Data excerpt =

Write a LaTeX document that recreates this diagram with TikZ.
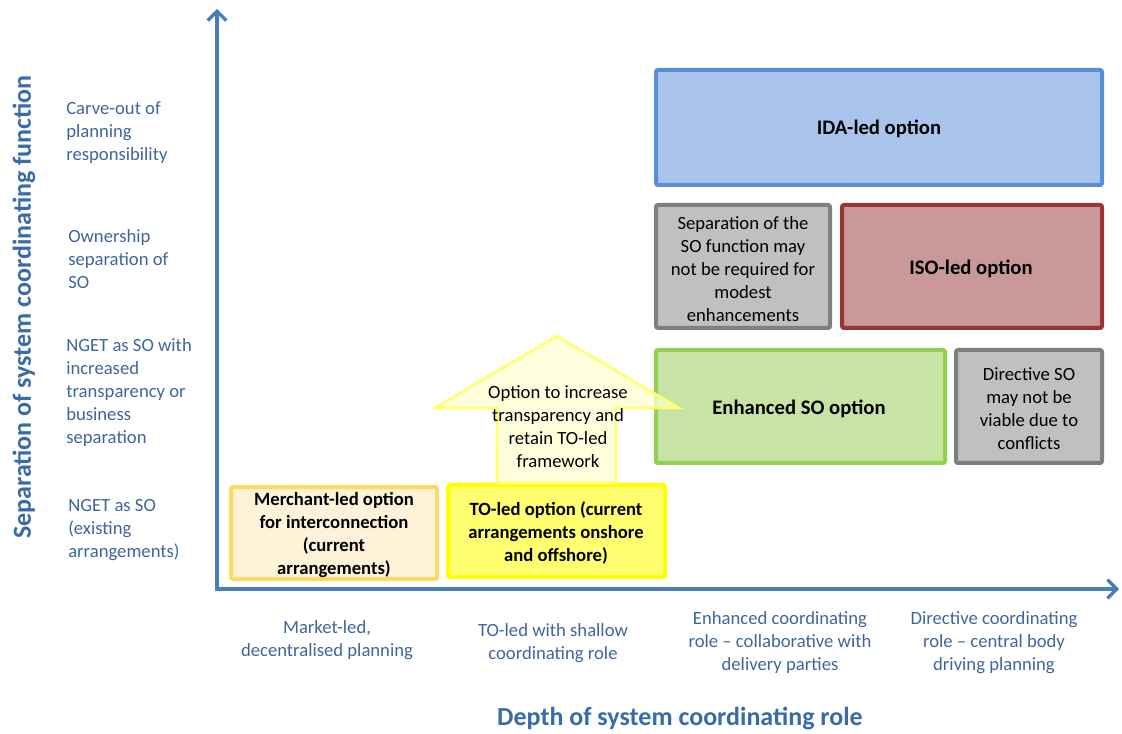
\documentclass[tikz,border=0pt]{standalone}
\usepackage{fontspec}
\setmainfont{Carlito}
\usetikzlibrary{arrows.meta}
\definecolor{axisblue}{HTML}{4A7EBB}
\definecolor{titleblue}{HTML}{376CA8}
\definecolor{lblblue}{HTML}{3F659E}
\definecolor{idafill}{HTML}{A9C5EB}
\definecolor{idaline}{HTML}{5B8FD5}
\definecolor{grayfill}{HTML}{C0C0C0}
\definecolor{grayline}{HTML}{7F7F7F}
\definecolor{isofill}{HTML}{C99898}
\definecolor{isoline}{HTML}{983434}
\definecolor{enhfill}{HTML}{C8E3A6}
\definecolor{enhline}{HTML}{92D050}
\definecolor{merfill}{HTML}{FEF3D8}
\definecolor{merline}{HTML}{FFD966}
\definecolor{tofill}{HTML}{FFFF70}
\definecolor{toline}{HTML}{FFFF00}
\definecolor{arrfill}{HTML}{FFFFD2}
\definecolor{arrline}{HTML}{FFFF70}
\begin{document}
\begin{tikzpicture}[x=0.75pt,y=-0.75pt,
  txt/.style={font=\fontsize{14}{17.25}\selectfont,yshift=-1.5pt},
  btxt/.style={font=\fontsize{14}{17.25}\selectfont\bfseries,yshift=-1.5pt},
  bigb/.style={font=\fontsize{15.5}{18}\selectfont\bfseries,yshift=-1pt},
  ylbl/.style={txt,text=lblblue,align=left,anchor=west,inner sep=0pt},
  xlbl/.style={txt,text=lblblue,align=center,inner sep=0pt},
  axtitle/.style={font=\fontsize{19.5}{22}\selectfont\bfseries,text=titleblue,inner sep=0pt},
  axis/.style={draw=axisblue,line width=3pt,-{Straight Barb[length=7pt,width=14pt,line width=2.4pt]}},
  opt/.style={line width=3pt,rounded corners=1.5pt},
]
\useasboundingbox (0,0) rectangle (1122,734);

% option boxes
\path[opt,draw=idaline,fill=idafill] (656,70) rectangle (1102,185);
\node[bigb] (ida) at (879,128) {IDA-led option};

\path[opt,draw=grayline,fill=grayfill] (656,205) rectangle (830,328);
\node[txt,align=center] (sep) at (743,267) {Separation of the\\SO function may\\not be required for\\modest\\enhancements};

\path[opt,draw=isoline,fill=isofill] (842,205) rectangle (1102,328);
\node[bigb] (iso) at (971,268) {ISO-led option};

\path[opt,draw=enhline,fill=enhfill] (656,350) rectangle (945,463);
\node[bigb] (enh) at (799,408) {Enhanced SO option};

\path[opt,draw=grayline,fill=grayfill] (956,350) rectangle (1102,463);
\node[txt,align=center] (dir) at (1029,407) {Directive SO\\may not be\\viable due to\\conflicts};

\path[opt,draw=merline,fill=merfill] (231,487) rectangle (437,579);
\node[btxt,align=center] (mer) at (334,533) {Merchant-led option\\for interconnection\\(current\\arrangements)};

\path[opt,draw=toline,fill=tofill] (448,485) rectangle (665,577);
\node[btxt,align=center] (to) at (556,531) {TO-led option (current\\arrangements onshore\\and offshore)};

% up arrow
\path[draw=arrline,line width=2pt,fill=arrfill,fill opacity=0.75]
  (497,483) -- (497,408) -- (435,408) -- (557,336) -- (679,408) -- (616,408) -- (616,483) -- cycle;
\node[txt,align=center] (opt2) at (558,425) {Option to increase\\transparency and\\retain TO-led\\framework};

% axes
\coordinate (origin) at (217,589);
\coordinate (ytip) at (217,9);
\coordinate (xtip) at (1119,589);
\draw[axis] ([yshift=-1.5pt]origin) -- (ytip);
\draw[axis] ([xshift=-1.5pt]origin) -- (xtip);

% axis titles
\node[axtitle,rotate=90] (ytitle) at (24,307) {Separation of system coordinating function};
\node[axtitle] (xtitle) at (680,719) {Depth of system coordinating role};

% y labels
\node[ylbl] (y4) at (66,131) {Carve-out of\\planning\\responsibility};
\node[ylbl] (y3) at (68,257) {Ownership\\separation of\\SO};
\node[ylbl] (y2) at (66,391) {NGET as SO with\\increased\\transparency or\\business\\separation};
\node[ylbl] (y1) at (68,528) {NGET as SO\\(existing\\arrangements)};

% x labels
\node[xlbl] (x1) at (327,638) {Market-led,\\decentralised planning};
\node[xlbl] (x2) at (553,641) {TO-led with shallow\\coordinating role};
\node[xlbl] (x3) at (780,641) {Enhanced coordinating\\role -- collaborative with\\delivery parties};
\node[xlbl] (x4) at (994,641) {Directive coordinating\\role -- central body\\driving planning};
\end{tikzpicture}
\end{document}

What you have to do =
Leave the pictures out, and print every line of the listing exactly as written.

Exercise output =
Write a LaTeX document that recreates this diagram with TikZ.
\documentclass[tikz,border=0pt]{standalone}
\usepackage{fontspec}
\setmainfont{Carlito}
\usetikzlibrary{arrows.meta}
\definecolor{axisblue}{HTML}{4A7EBB}
\definecolor{titleblue}{HTML}{376CA8}
\definecolor{lblblue}{HTML}{3F659E}
\definecolor{idafill}{HTML}{A9C5EB}
\definecolor{idaline}{HTML}{5B8FD5}
\definecolor{grayfill}{HTML}{C0C0C0}
\definecolor{grayline}{HTML}{7F7F7F}
\definecolor{isofill}{HTML}{C99898}
\definecolor{isoline}{HTML}{983434}
\definecolor{enhfill}{HTML}{C8E3A6}
\definecolor{enhline}{HTML}{92D050}
\definecolor{merfill}{HTML}{FEF3D8}
\definecolor{merline}{HTML}{FFD966}
\definecolor{tofill}{HTML}{FFFF70}
\definecolor{toline}{HTML}{FFFF00}
\definecolor{arrfill}{HTML}{FFFFD2}
\definecolor{arrline}{HTML}{FFFF70}
\begin{document}
\begin{tikzpicture}[x=0.75pt,y=-0.75pt,
  txt/.style={font=\fontsize{14}{17.25}\selectfont,yshift=-1.5pt},
  btxt/.style={font=\fontsize{14}{17.25}\selectfont\bfseries,yshift=-1.5pt},
  bigb/.style={font=\fontsize{15.5}{18}\selectfont\bfseries,yshift=-1pt},
  ylbl/.style={txt,text=lblblue,align=left,anchor=west,inner sep=0pt},
  xlbl/.style={txt,text=lblblue,align=center,inner sep=0pt},
  axtitle/.style={font=\fontsize{19.5}{22}\selectfont\bfseries,text=titleblue,inner sep=0pt},
  axis/.style={draw=axisblue,line width=3pt,-{Straight Barb[length=7pt,width=14pt,line width=2.4pt]}},
  opt/.style={line width=3pt,rounded corners=1.5pt},
]
\useasboundingbox (0,0) rectangle (1122,734);

% option boxes
\path[opt,draw=idaline,fill=idafill] (656,70) rectangle (1102,185);
\node[bigb] (ida) at (879,128) {IDA-led option};

\path[opt,draw=grayline,fill=grayfill] (656,205) rectangle (830,328);
\node[txt,align=center] (sep) at (743,267) {Separation of the\\SO function may\\not be required for\\modest\\enhancements};

\path[opt,draw=isoline,fill=isofill] (842,205) rectangle (1102,328);
\node[bigb] (iso) at (971,268) {ISO-led option};

\path[opt,draw=enhline,fill=enhfill] (656,350) rectangle (945,463);
\node[bigb] (enh) at (799,408) {Enhanced SO option};

\path[opt,draw=grayline,fill=grayfill] (956,350) rectangle (1102,463);
\node[txt,align=center] (dir) at (1029,407) {Directive SO\\may not be\\viable due to\\conflicts};

\path[opt,draw=merline,fill=merfill] (231,487) rectangle (437,579);
\node[btxt,align=center] (mer) at (334,533) {Merchant-led option\\for interconnection\\(current\\arrangements)};

\path[opt,draw=toline,fill=tofill] (448,485) rectangle (665,577);
\node[btxt,align=center] (to) at (556,531) {TO-led option (current\\arrangements onshore\\and offshore)};

% up arrow
\path[draw=arrline,line width=2pt,fill=arrfill,fill opacity=0.75]
  (497,483) -- (497,408) -- (435,408) -- (557,336) -- (679,408) -- (616,408) -- (616,483) -- cycle;
\node[txt,align=center] (opt2) at (558,425) {Option to increase\\transparency and\\retain TO-led\\framework};

% axes
\coordinate (origin) at (217,589);
\coordinate (ytip) at (217,9);
\coordinate (xtip) at (1119,589);
\draw[axis] ([yshift=-1.5pt]origin) -- (ytip);
\draw[axis] ([xshift=-1.5pt]origin) -- (xtip);

% axis titles
\node[axtitle,rotate=90] (ytitle) at (24,307) {Separation of system coordinating function};
\node[axtitle] (xtitle) at (680,719) {Depth of system coordinating role};

% y labels
\node[ylbl] (y4) at (66,131) {Carve-out of\\planning\\responsibility};
\node[ylbl] (y3) at (68,257) {Ownership\\separation of\\SO};
\node[ylbl] (y2) at (66,391) {NGET as SO with\\increased\\transparency or\\business\\separation};
\node[ylbl] (y1) at (68,528) {NGET as SO\\(existing\\arrangements)};

% x labels
\node[xlbl] (x1) at (327,638) {Market-led,\\decentralised planning};
\node[xlbl] (x2) at (553,641) {TO-led with shallow\\coordinating role};
\node[xlbl] (x3) at (780,641) {Enhanced coordinating\\role -- collaborative with\\delivery parties};
\node[xlbl] (x4) at (994,641) {Directive coordinating\\role -- central body\\driving planning};
\end{tikzpicture}
\end{document}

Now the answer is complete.